In late August, Zipcar announced a two-year partnership with Ford, adding up to 1,000 Ford vehicles to its fleet. Subsidized by Ford, Zipcar will reduce its annual membership fee of $35 by $10 for the first 100,000 new university members who sign up.
Chevrolet is also working hard to reach students, getting products in front of them, so that when they're ready to purchase a vehicle, Chevrolet is part of that consideration set. "Like many other automotive brands, this audience is critical to the growth of our business," said Phil Caruso, national promotions manager for Chevrolet. "The beauty of targeting millennials is there's not a negative or very positive perception of the brand. They're very neutral about our product." The cornerstone of Chevrolet campus marketing is a curriculum program that sees students in advanced marketing courses conceive, develop and implement marketing programs for Chevrolet vehicles.

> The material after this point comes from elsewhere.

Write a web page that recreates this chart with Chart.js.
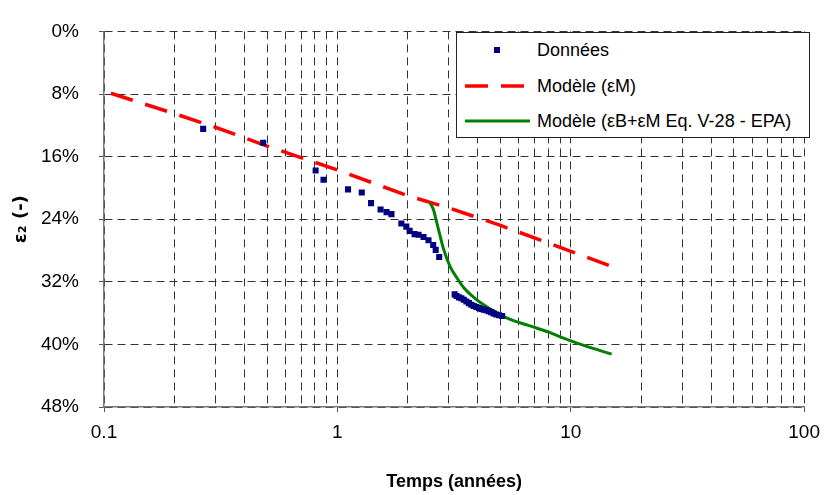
<!DOCTYPE html>
<html>
<head>
<meta charset="utf-8">
<script src="https://cdn.jsdelivr.net/npm/chart.js@4.4.1/dist/chart.umd.min.js"></script>
<style>
  html, body { margin: 0; padding: 0; background: #fff; }
  #wrap { position: relative; width: 829px; height: 495px; }
  #legende {
    position: absolute; left: 456px; top: 32px; width: 352px; height: 104px;
    border: 1px solid #222; background: #fff;
    font-family: 'Liberation Sans', Arial, sans-serif; font-size: 18px; color: #000;
  }
  .ligne { position: absolute; left: 0; height: 24px; line-height: 24px; white-space: nowrap; }
  .ligne svg { position: absolute; left: 8px; top: 7px; }
  .ligne span { position: absolute; left: 80px; }
</style>
</head>
<body>
<div id="wrap">
  <canvas id="graphe" width="829" height="495"></canvas>
  <div id="legende"></div>
</div>
<script>
// Données mesurées (temps en années, déformation en %)
var tempsDonnees = [0.266, 0.481, 0.807, 0.872, 1.111, 1.272, 1.394, 1.531, 1.624, 1.705,
  1.880, 1.974, 2.040, 2.142, 2.228, 2.340, 2.457, 2.574, 2.638, 2.731,
  3.18, 3.24, 3.32, 3.40, 3.48, 3.57, 3.66, 3.75, 3.84, 3.94,
  4.04, 4.14, 4.24, 4.34, 4.45, 4.56, 4.67, 4.79, 4.93, 5.08];
var epsDonnees = [12.46, 14.23, 17.78, 18.95, 20.19, 20.59, 21.95, 22.76, 23.10, 23.35,
  24.55, 24.95, 25.49, 25.91, 25.98, 26.28, 26.69, 27.30, 27.92, 28.84,
  33.61, 33.82, 33.99, 34.11, 34.29, 34.52, 34.73, 34.94, 35.10, 35.22,
  35.35, 35.47, 35.56, 35.63, 35.75, 35.88, 36.03, 36.18, 36.27, 36.37];

// Modèle (εM)
var tempsModeleM = [0.107, 0.2, 0.3, 0.5, 1, 2, 3, 5, 10, 15];
var epsModeleM = [7.9, 10.5, 12.25, 14.66, 17.7, 21.0, 22.55, 24.8, 28.1, 30.06];

// Modèle (εB+εM Eq. V-28 - EPA)
var tempsModeleBM = [2.495, 2.579, 2.665, 2.752, 2.844, 3.034, 3.24, 3.46, 3.81, 4.14,
  5.28, 6.63, 8.06, 9.19, 11.2, 14.97];
var epsModeleBM = [21.95, 22.76, 24.42, 26.07, 27.71, 29.99, 31.42, 32.66, 33.90, 34.73,
  36.58, 37.61, 38.44, 39.14, 40.07, 41.25];

// axes
var xGrille = [0.1, 0.2, 0.3, 0.4, 0.5, 0.6, 0.7, 0.8, 0.9,
  1, 2, 3, 4, 5, 6, 7, 8, 9,
  10, 20, 30, 40, 50, 60, 70, 80, 90, 100];
var xLabels = ['0.1', '1', '10', '100'];
var yTicks = [0, 8, 16, 24, 32, 40, 48];

var police = "'Liberation Sans', Arial, sans-serif";

function toPoints(xs, ys) {
  var pts = [];
  for (let i = 0; i < xs.length; i++) {
    pts.push({ x: xs[i], y: ys[i] });
  }
  return pts;
}

function estMajeur(v) {
  return xLabels.indexOf(String(v)) >= 0;
}

var datasets = [
  {
    label: 'Données',
    data: toPoints(tempsDonnees, epsDonnees),
    showLine: false,
    pointStyle: 'rect',
    pointRadius: 4.3,
    pointBorderWidth: 0,
    backgroundColor: '#000080',
    borderColor: '#000080',
    order: 0
  },
  {
    label: 'Modèle (εM)',
    data: toPoints(tempsModeleM, epsModeleM),
    showLine: true,
    borderColor: '#ff0000',
    backgroundColor: '#ff0000',
    borderWidth: 3.5,
    borderDash: [23, 13],
    pointRadius: 0,
    order: 2
  },
  {
    label: 'Modèle (εB+εM Eq. V-28 - EPA)',
    data: toPoints(tempsModeleBM, epsModeleBM),
    showLine: true,
    borderColor: '#008000',
    backgroundColor: '#008000',
    borderWidth: 3,
    pointRadius: 0,
    cubicInterpolationMode: 'monotone',
    order: 1
  }
];

var config = {
  type: 'scatter',
  data: { datasets: datasets },
  options: {
    responsive: false,
    animation: false,
    events: [],
    layout: { padding: { top: 19, right: 18, left: 0, bottom: 0 } },
    plugins: {
      legend: { display: false },
      tooltip: { enabled: false },
      title: { display: false }
    },
    scales: {
      x: {
        type: 'logarithmic',
        min: 0.1,
        max: 100,
        afterBuildTicks: function (scale) {
          scale.ticks = xGrille.map(function (v) { return { value: v, major: estMajeur(v) }; });
        },
        afterFit: function (scale) { scale.height = 88; },
        ticks: {
          autoSkip: false,
          maxRotation: 0,
          padding: 9,
          color: '#000',
          font: { family: police, size: 19 },
          callback: function (value) {
            return estMajeur(value) ? String(value) : '';
          }
        },
        grid: {
          color: '#333',
          lineWidth: 1,
          tickLength: 5,
          tickColor: function (ctx) {
            return ctx.tick && estMajeur(ctx.tick.value) ? '#555' : 'rgba(0,0,0,0)';
          }
        },
        border: { display: true, color: '#777', width: 1.5, dash: [8, 5] },
        title: {
          display: true,
          text: 'Temps (années)',
          color: '#000',
          font: { family: police, size: 18, weight: 'bold' },
          padding: { top: 0, bottom: 2 }
        }
      },
      y: {
        type: 'linear',
        reverse: true,
        min: 0,
        max: 48,
        afterBuildTicks: function (scale) {
          scale.ticks = yTicks.map(function (v) { return { value: v }; });
        },
        afterFit: function (scale) { scale.width = 104; },
        ticks: {
          padding: 20,
          color: '#000',
          font: { family: police, size: 19 },
          callback: function (value) { return value + '%'; }
        },
        grid: {
          color: '#333',
          lineWidth: 1,
          tickLength: 5,
          tickColor: '#555'
        },
        border: { display: true, color: '#777', width: 1.5, dash: [8, 5] },
        title: {
          display: true,
          text: 'ε₂ (-)',
          color: '#000',
          font: { family: "'DejaVu Sans', " + police, size: 18, weight: 'bold' },
          padding: { top: 11, bottom: 0 }
        }
      }
    }
  }
};

function swatch(ds) {
  if (ds.showLine === false) {
    return '<svg width="66" height="10"><rect x="29" y="2" width="6" height="6" fill="' + ds.backgroundColor + '"/></svg>';
  }
  var dash = ds.borderDash ? ' stroke-dasharray="' + ds.borderDash.join(' ') + '"' : '';
  return '<svg width="66" height="10"><line x1="0" y1="5" x2="65" y2="5" stroke="' + ds.borderColor +
    '" stroke-width="' + ds.borderWidth + '"' + dash + '/></svg>';
}

function showLegende(chart) {
  var box = document.getElementById('legende');
  var html = '';
  var tops = [5, 41, 76];
  chart.data.datasets.forEach(function (ds, i) {
    html += '<div class="ligne" style="top:' + tops[i] + 'px">' + swatch(ds) + '<span>' + ds.label + '</span></div>';
  });
  box.innerHTML = html;
}

window.onload = function () {
  var ctx = document.getElementById('graphe');
  var chart = new Chart(ctx, config);
  showLegende(chart);
};
</script>
</body>
</html>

Likewise, Microsoft's John Dougherty, director-marketing for Windows, said his team was recently on a campus where the athletic director pointed out that athletes practice 30 to 35 hours a week and stay on campus during the summer, limiting opportunities to build their résumés. Microsoft is working to develop an internship program for those students.
"There's an elevated awareness and drive for greater employability. It's definitely caught the attention of faculty and the administration," Mr. Dougherty said.
Microsoft also has a growing network of more than 500 student reps that promote its products on campus. HP, Zipcar and Victoria's Secret's Pink are just a few of the brands that use student reps. Mr. Britton says the concept is a fast-growing phenomenon as marketers look to capitalize on word-of -mouth and students jump at the chance to add a Fortune 500 company to their résumés.
"Students are realizing right now that they're in college in order to become marketable to corporate America. They have to have more than a job or internship today," Mr. Britton said.